Led by Sixth Former Chris Tsetsekos and Associate Director of College Counseling Ms. Heather Stinson, the Mindfulness Club has moved from the second floor of Severinghaus Library to the computer screen. It offers time to meditate and relax at the beginning and end of the week before the virtual day starts.
With mindfulness going virtual, it becomes more accessible to all members of the community who want to spend time focusing on their breathing.
“It’s much easier for students to join the virtual mindfulness sessions compared to when we were at Haverford,” Tsetsekos said. “Students had to come earlier in the morning, and I know some students had to commute.”
“I think it’s very important for everyone to take care of their mental health at this time because of how many changes we’re having, especially with social distancing.”Chris Tsetsekos ’20
For many, mindfulness practices are all the more crucial during these unprecedented times, and Tsetsekos hopes for more members of the community to join.
“I think it’s very important for everyone to take care of their mental health at this time because of how many changes we’re having, especially with social distancing,” Tsetsekos said.
Ms. Stinson, who normally leads the virtual practices, likes to implement an assortment of techniques to further enhance the meditative experience, as it connects the breathing to the body and to the mind.
“Moving practices allow us to connect breath with body movements, and closely aligns with the practices of yoga. But focusing on movement can also be applied to almost any action, such as stretching, walking, and running,” Ms. Stinson said. “[These approaches] enable you to connect your mind with the experiences of your body.”

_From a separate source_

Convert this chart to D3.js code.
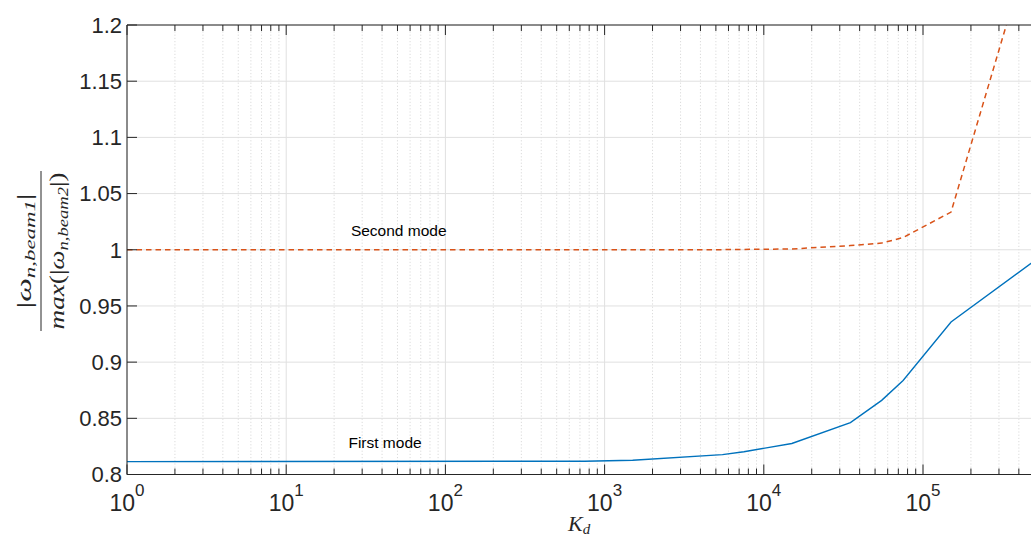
<!DOCTYPE html>
<html>
<head>
<meta charset="utf-8">
<script src="https://cdn.jsdelivr.net/npm/d3@7"></script>
<style>
  html, body { margin: 0; padding: 0; background: #fff; overflow: hidden; }
  svg { display: block; }
</style>
</head>
<body>
<script>
// ---- data ----
const kValues    = [1, 750, 1500, 5500, 7500, 15000, 35000, 55000, 75000, 150000, 500000];
const firstMode  = [0.8115, 0.8118, 0.8127, 0.8177, 0.8203, 0.8276, 0.8462, 0.8660, 0.8836, 0.9357, 0.9900];
const secondMode = [1.0000, 1.0000, 1.0000, 1.0001, 1.0003, 1.0007, 1.0037, 1.0059, 1.0109, 1.0335, 1.2840];
const yTicks     = [0.8, 0.85, 0.9, 0.95, 1.0, 1.05, 1.1, 1.15, 1.2];
const xTickExps  = [0, 1, 2, 3, 4, 5];
const seriesNames = ["First mode", "Second mode"];
const labelK     = [24.6, 25.5];
const labelV     = [0.8285, 1.017];

// ---- layout ----
const W = 1031, H = 540;
const mLeft = 127, mTop = 25, mBottom = 474.5, decade = 159.2;

const svg = d3.select("body").append("svg").attr("width", W).attr("height", H);

const x = d3.scaleLog().domain([1, 1e6]).range([mLeft, mLeft + 6 * decade]);
const y = d3.scaleLinear().domain([0.8, 1.2]).range([mBottom, mTop]);
const xEnd = x.range()[1];

const font = "'Liberation Sans', Arial, Helvetica, sans-serif";
const axisColor = "#262626";

// minor values
const minorVals = [];
for (let d = 0; d <= 5; d++) for (let m = 2; m <= 9; m++) {
  const v = m * Math.pow(10, d);
  if (v < 1e6) minorVals.push(v);
}
const majorVals = xTickExps.map(e => Math.pow(10, e));

// clip
svg.append("clipPath").attr("id", "clip").append("rect")
  .attr("x", mLeft).attr("y", mTop).attr("width", xEnd - mLeft).attr("height", mBottom - mTop);

// grid
const grid = svg.append("g");
grid.selectAll("line.minor").data(minorVals).join("line")
  .attr("x1", d => x(d)).attr("x2", d => x(d)).attr("y1", mTop).attr("y2", mBottom)
  .attr("stroke", "#d2d2d2").attr("stroke-width", 0.8).attr("stroke-dasharray", "1.2,2");
grid.selectAll("line.majx").data(majorVals).join("line")
  .attr("x1", d => x(d)).attr("x2", d => x(d)).attr("y1", mTop).attr("y2", mBottom)
  .attr("stroke", "#e0e0e0").attr("stroke-width", 1);
grid.selectAll("line.majy").data(yTicks).join("line")
  .attr("x1", mLeft).attr("x2", xEnd).attr("y1", d => y(d)).attr("y2", d => y(d))
  .attr("stroke", "#e0e0e0").attr("stroke-width", 1);

// lines
const pts1 = kValues.map((k, i) => [k, firstMode[i]]);
const pts2 = kValues.map((k, i) => [k, secondMode[i]]);
const line = d3.line().x(d => x(d[0])).y(d => y(d[1]));
const plot = svg.append("g").attr("clip-path", "url(#clip)");
plot.append("path").attr("d", line(pts1)).attr("fill", "none")
  .attr("stroke", "#0072BD").attr("stroke-width", 1.4);
plot.append("path").attr("d", line(pts2)).attr("fill", "none")
  .attr("stroke", "#D95319").attr("stroke-width", 1.5).attr("stroke-dasharray", "5.5,4");

// axes lines
svg.append("line").attr("x1", mLeft).attr("x2", xEnd).attr("y1", mBottom).attr("y2", mBottom)
  .attr("stroke", axisColor).attr("stroke-width", 1);
svg.append("line").attr("x1", mLeft).attr("x2", xEnd).attr("y1", mTop).attr("y2", mTop)
  .attr("stroke", axisColor).attr("stroke-width", 1);
svg.append("line").attr("x1", mLeft).attr("x2", mLeft).attr("y1", mTop).attr("y2", mBottom)
  .attr("stroke", axisColor).attr("stroke-width", 1);

// x ticks (inward, bottom & top)
const ticks = svg.append("g").attr("stroke", axisColor).attr("stroke-width", 1);
majorVals.forEach(v => {
  ticks.append("line").attr("x1", x(v)).attr("x2", x(v)).attr("y1", mBottom).attr("y2", mBottom - 10);
  ticks.append("line").attr("x1", x(v)).attr("x2", x(v)).attr("y1", mTop).attr("y2", mTop + 10);
});
minorVals.forEach(v => {
  ticks.append("line").attr("x1", x(v)).attr("x2", x(v)).attr("y1", mBottom).attr("y2", mBottom - 6);
  ticks.append("line").attr("x1", x(v)).attr("x2", x(v)).attr("y1", mTop).attr("y2", mTop + 6);
});
yTicks.forEach(v => {
  ticks.append("line").attr("x1", mLeft).attr("x2", mLeft + 10).attr("y1", y(v)).attr("y2", y(v));
});

// y tick labels
svg.append("g").selectAll("text").data(yTicks).join("text")
  .attr("x", mLeft - 5).attr("y", d => y(d)).attr("dy", "0.36em")
  .attr("text-anchor", "end").attr("font-family", font).attr("font-size", 22)
  .attr("fill", axisColor)
  .text(d => String(+d.toFixed(2)));

// x tick labels 10^k
const xl = svg.append("g").selectAll("text").data(xTickExps).join("text")
  .attr("x", d => x(Math.pow(10, d))).attr("y", 510.5)
  .attr("text-anchor", "middle").attr("font-family", font).attr("fill", axisColor);
xl.append("tspan").attr("font-size", 23).text("10");
xl.append("tspan").attr("font-size", 17).attr("dy", -15).text(d => d);

// series labels
svg.append("g").selectAll("text").data(seriesNames).join("text")
  .attr("x", (d, i) => x(labelK[i])).attr("y", (d, i) => y(labelV[i])).attr("dy", "0.35em")
  .attr("font-family", font).attr("font-size", 15.5).attr("fill", "#000")
  .text(d => d);

// x axis label K_d
const xlab = svg.append("text").attr("x", 568).attr("y", 531)
  .attr("font-family", "'Liberation Serif', serif").attr("font-style", "italic")
  .attr("font-size", 22).attr("fill", axisColor);
xlab.append("tspan").text("K");
xlab.append("tspan").attr("font-size", 15).attr("dy", 3).text("d");

// y axis label: fraction, rotated
const yl = svg.append("g").attr("transform", "translate(41,251) rotate(-90)");
yl.append("line").attr("x1", -80).attr("x2", 80).attr("y1", 0).attr("y2", 0)
  .attr("stroke", axisColor).attr("stroke-width", 1);
const lf = "'Liberation Serif', serif";
const num = yl.append("text").attr("x", 0).attr("y", -10).attr("text-anchor", "middle")
  .attr("font-family", lf).attr("font-size", 22).attr("fill", axisColor)
  .attr("textLength", 115).attr("lengthAdjust", "spacingAndGlyphs");
num.append("tspan").attr("font-style", "normal").text("|");
num.append("tspan").attr("font-style", "italic").text("ω");
num.append("tspan").attr("font-style", "italic").attr("font-size", 15).attr("dy", 4).text("n,beam1");
num.append("tspan").attr("font-style", "normal").attr("dy", -4).text("|");
const den = yl.append("text").attr("x", 0).attr("y", 23).attr("text-anchor", "middle")
  .attr("font-family", lf).attr("font-size", 22).attr("fill", axisColor)
  .attr("textLength", 157).attr("lengthAdjust", "spacingAndGlyphs");
den.append("tspan").attr("font-style", "italic").text("max");
den.append("tspan").attr("font-style", "normal").text("(|");
den.append("tspan").attr("font-style", "italic").text("ω");
den.append("tspan").attr("font-style", "italic").attr("font-size", 15).attr("dy", 4).text("n,beam2");
den.append("tspan").attr("font-style", "normal").attr("dy", -4).text("|)");
</script>
</body>
</html>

Similarly to Tsetsekos, Ms. Stinson values the connectivity virtual mindfulness provides, giving us the opportunity to link our emotions with our breathing and find tranquility.
“Connecting with emotions during an uncertain time is important. In order to be healthy, we need to acknowledge how we’re feeling, and mindfulness helps with that,” Ms. Stinson said. “Constant stress and worry can take its toll on people; using tools we have at our disposal—like breath—can offer an accessible solution.”
Alongside the leaders of the club, members of the community have expressed their gratitude for a place to hone their breathing and relax their minds.
Sixth Former Connor Brala frequently attends the virtual mindfulness sessions. Brala, like the rest of us, continues to adjust to our new schedules for virtual classes and addresses the importance of mindfulness to maximize his learning opportunities.
“[Virtual learning is] something you have to get used to, so I think mindfulness in the morning is a good way to get locked in and to get focused for the rest of the day,” Brala said.
“Mindfulness helps me not only calm my mind, but it also helps me tune into what I’m feeling…It gives me just a few minutes out of the day to stop and breathe, and it literally makes all the difference.”Spanish Teacher and Fourth Form Dean MS. Brooke Kenna
Spanish teacher and Fourth Form Dean Ms. Brooke Kenna conveyed similar ideas to Brala, explaining the significance of mindfulness to help her maintain organization between her classes and thoughts.
“I know I am guilty of always thinking about what’s next: something to grade, a meeting, catching up with a friend or family member with whom I haven’t spoken. Now especially with everything happening in the world, it’s really easy to get caught up in the uncertainty and to let anxiety get the upper hand,” Ms. Kenna said. “Mindfulness helps me not only calm my mind, but it also helps me tune into what I’m feeling…It gives me just a few minutes out of the day to stop and breathe, and it literally makes all the difference.”